I am trying to change the location spark writes temporary files to. Everything I've found online says to set this by setting the SPARK_LOCAL_DIRS
parameter in the spark-env.sh
file, but I am not having any luck with the changes actually taking effect.
Here is what I've done:
- Created a 2-worker test cluster using Amazon EC2 instances. I'm using spark 2.2.0 and the R
sparklyr
package as a front end. The worker nodes are spun up using an auto scaling group. - Created a directory to store temporary files in at
/tmp/jaytest
. There is one of these in each worker and one in the master. - Puttied into the spark master machine and the two workers, navigated to
home/ubuntu/spark-2.2.0-bin-hadoop2.7/conf/spark-env.sh
, and modified the file to contain this line:SPARK_LOCAL_DIRS="/tmp/jaytest"

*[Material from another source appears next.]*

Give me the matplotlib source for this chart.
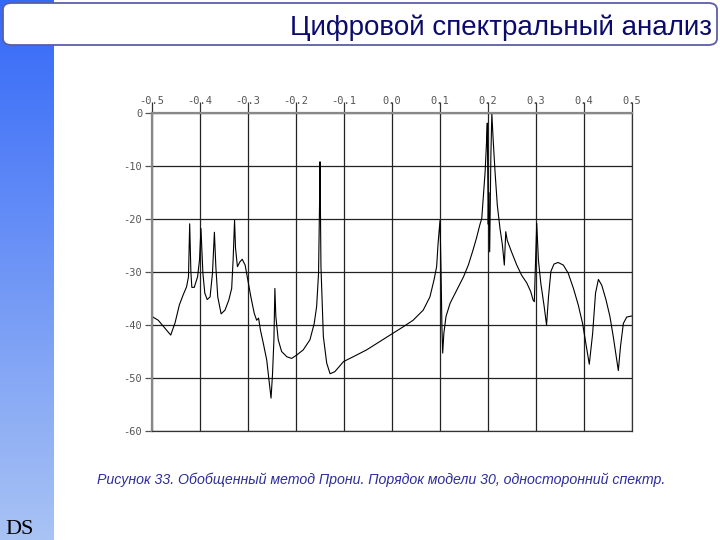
import matplotlib.pyplot as plt
import numpy as np
from matplotlib.patches import FancyBboxPatch

# Нормированная частота и спектр (дБ)
freq = [-0.500, -0.487, -0.473, -0.461, -0.452, -0.443, -0.435, -0.428, -0.424, -0.4215,
        -0.419, -0.417, -0.412, -0.405, -0.401, -0.398, -0.394, -0.390, -0.385, -0.379,
        -0.374, -0.370, -0.367, -0.363, -0.356, -0.348, -0.340, -0.334, -0.331, -0.328,
        -0.326, -0.322, -0.317, -0.312, -0.306, -0.301, -0.294, -0.287, -0.282, -0.278,
        -0.274, -0.268, -0.261, -0.256, -0.252, -0.249, -0.246, -0.244, -0.242, -0.237,
        -0.230, -0.219, -0.209, -0.199, -0.185, -0.171, -0.162, -0.157, -0.153, -0.151,
        -0.150, -0.148, -0.143, -0.136, -0.129, -0.119, -0.101, -0.081, -0.053, -0.025,
        0.001, 0.024, 0.044, 0.065, 0.079, 0.0875, 0.093, 0.096, 0.100, 0.102,
        0.104, 0.1056, 0.108, 0.1125, 0.121, 0.135, 0.149, 0.159, 0.169, 0.176,
        0.183, 0.187, 0.194, 0.197, 0.1985, 0.2005, 0.2015, 0.2035, 0.206, 0.208,
        0.2106, 0.2146, 0.2194, 0.225, 0.230, 0.234, 0.237, 0.240, 0.249, 0.260,
        0.270, 0.281, 0.289, 0.294, 0.2965, 0.299, 0.3015, 0.305, 0.310, 0.317,
        0.322, 0.326, 0.331, 0.3375, 0.346, 0.357, 0.367, 0.378, 0.388, 0.397,
        0.404, 0.411, 0.418, 0.424, 0.430, 0.437, 0.446, 0.454, 0.461, 0.4715,
        0.476, 0.482, 0.489, 0.4994]
spec_db = [-38.4, -39.1, -40.6, -41.9, -39.6, -36.2, -34.3, -32.8, -30.9, -20.9,
           -30.0, -32.9, -32.9, -30.9, -27.7, -21.8, -30.2, -34.0, -35.2, -34.7,
           -30.2, -22.5, -29.0, -34.7, -37.9, -37.2, -35.3, -33.1, -27.7, -20.2,
           -25.5, -29.0, -28.1, -27.6, -28.7, -31.2, -34.7, -37.8, -39.1, -38.7,
           -41.0, -43.5, -46.6, -50.7, -53.8, -49.4, -42.8, -33.1, -38.4, -42.8,
           -45.0, -46.0, -46.3, -45.7, -44.7, -42.8, -39.7, -36.5, -30.2, -17.4,
           -9.2, -29.0, -42.2, -47.2, -49.2, -48.8, -46.9, -46.0, -44.7, -43.1,
           -41.6, -40.3, -39.1, -37.2, -34.7, -31.5, -29.0, -24.6, -20.3, -29.0,
           -40.3, -45.3, -41.6, -38.4, -35.9, -33.4, -30.9, -28.7, -25.8, -23.6,
           -21.1, -19.9, -11.1, -5.4, -1.9, -21.0, -15.0, -26.2, -8.0, -0.1,
           -4.8, -11.0, -17.4, -21.8, -24.9, -28.7, -22.4, -24.0, -26.2, -28.7,
           -30.6, -32.1, -33.7, -35.3, -35.6, -28.0, -20.8, -27.7, -32.1, -36.5,
           -40.0, -34.7, -29.9, -28.5, -28.2, -28.7, -30.2, -33.1, -36.2, -39.7,
           -43.5, -47.4, -41.6, -34.0, -31.4, -32.5, -35.3, -38.4, -42.2, -48.6,
           -44.1, -39.7, -38.5, -38.3]

x_ticks = [-0.5, -0.4, -0.3, -0.2, -0.1, 0.0, 0.1, 0.2, 0.3, 0.4, 0.5]
y_ticks = [0, -10, -20, -30, -40, -50, -60]

title = 'Цифровой спектральный анализ'
caption = 'Рисунок 33. Обобщенный метод Прони. Порядок модели 30, односторонний спектр.'

fig = plt.figure(figsize=(7.2, 5.4), dpi=100)

# рамка заголовка (заливка)
box = FancyBboxPatch((3 / 720, 1 - 45 / 540), 714 / 720, 42 / 540,
                     boxstyle='round,pad=0,rounding_size=0.012',
                     transform=fig.transFigure, facecolor='white', edgecolor='none')
fig.patches.append(box)

# синяя полоса слева с градиентом
bar_ax = fig.add_axes([0, 0, 54 / 720, 1])
grad = np.linspace(0, 1, 256).reshape(-1, 1)
bar_ax.imshow(grad, aspect='auto', extent=[0, 1, 0, 1], origin='upper',
              cmap=plt.matplotlib.colors.LinearSegmentedColormap.from_list(
                  'bar', ['#3468f8', '#a9c3f4']))
bar_ax.axis('off')

box2 = FancyBboxPatch((3 / 720, 1 - 45 / 540), 714 / 720, 42 / 540,
                      boxstyle='round,pad=0,rounding_size=0.012',
                      transform=fig.transFigure, facecolor='none',
                      edgecolor='#5a5ea6', linewidth=1.3, zorder=5)
fig.patches.append(box2)
fig.text(712 / 720, 1 - 28 / 540, title, ha='right', va='center',
         fontsize=20, color='#0b0b6e', family='Liberation Sans')

# график
ax = fig.add_axes([152 / 720, 109 / 540, 480 / 720, 318 / 540])
ax.plot(freq, spec_db, color='black', linewidth=0.8)
ax.set_xlim(-0.5, 0.5)
ax.set_ylim(-60, 0)
ax.set_xticks(x_ticks)
ax.set_xticklabels([f'{t:.1f}' for t in x_ticks])
ax.set_yticks(y_ticks)
ax.set_yticklabels([str(t) for t in y_ticks])
ax.xaxis.tick_top()
ax.tick_params(axis='x', direction='out', length=8, width=0.9, color='#333333',
               pad=-3, labelsize=7.5, labelcolor='#555555')
ax.tick_params(axis='y', direction='out', length=5, width=0.9, color='#555555',
               pad=2, labelsize=7.5, labelcolor='#555555')
for lab in ax.get_xticklabels() + ax.get_yticklabels():
    lab.set_family('DejaVu Sans Mono')
ax.grid(True, color='#222222', linewidth=0.9)
for side in ['left', 'top']:
    ax.spines[side].set_color('#888888')
    ax.spines[side].set_linewidth(1.6)
for side in ['right', 'bottom']:
    ax.spines[side].set_color('#333333')
    ax.spines[side].set_linewidth(0.9)

fig.text(97 / 720, 1 - 480 / 540, caption, ha='left', va='center',
         fontsize=10.2, style='italic', color='#2d2d9c', family='Liberation Sans')
fig.text(5 / 720, 1 / 540, 'DS', ha='left', va='bottom', fontsize=16,
         color='black', family='Liberation Serif')

fig.savefig('out.png', dpi=100)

Permissions for each of the spark-env.sh
files are -rwxr-xr-x
, and for the jaytest folders are drwxrwxr-x
.
As far as I can tell this is in line with all the advice I've read online. However, when I load some data into the cluster it still ends up in /tmp
, rather than /tmp/jaytest
.
I have also tried setting the spark.local.dir
parameter to the same directory, but also no luck.
Can someone please advise on what I might be missing here?
Edit: I'm running this as a standalone cluster (as the answer below indicates that the correct parameter to set depends on the cluster type).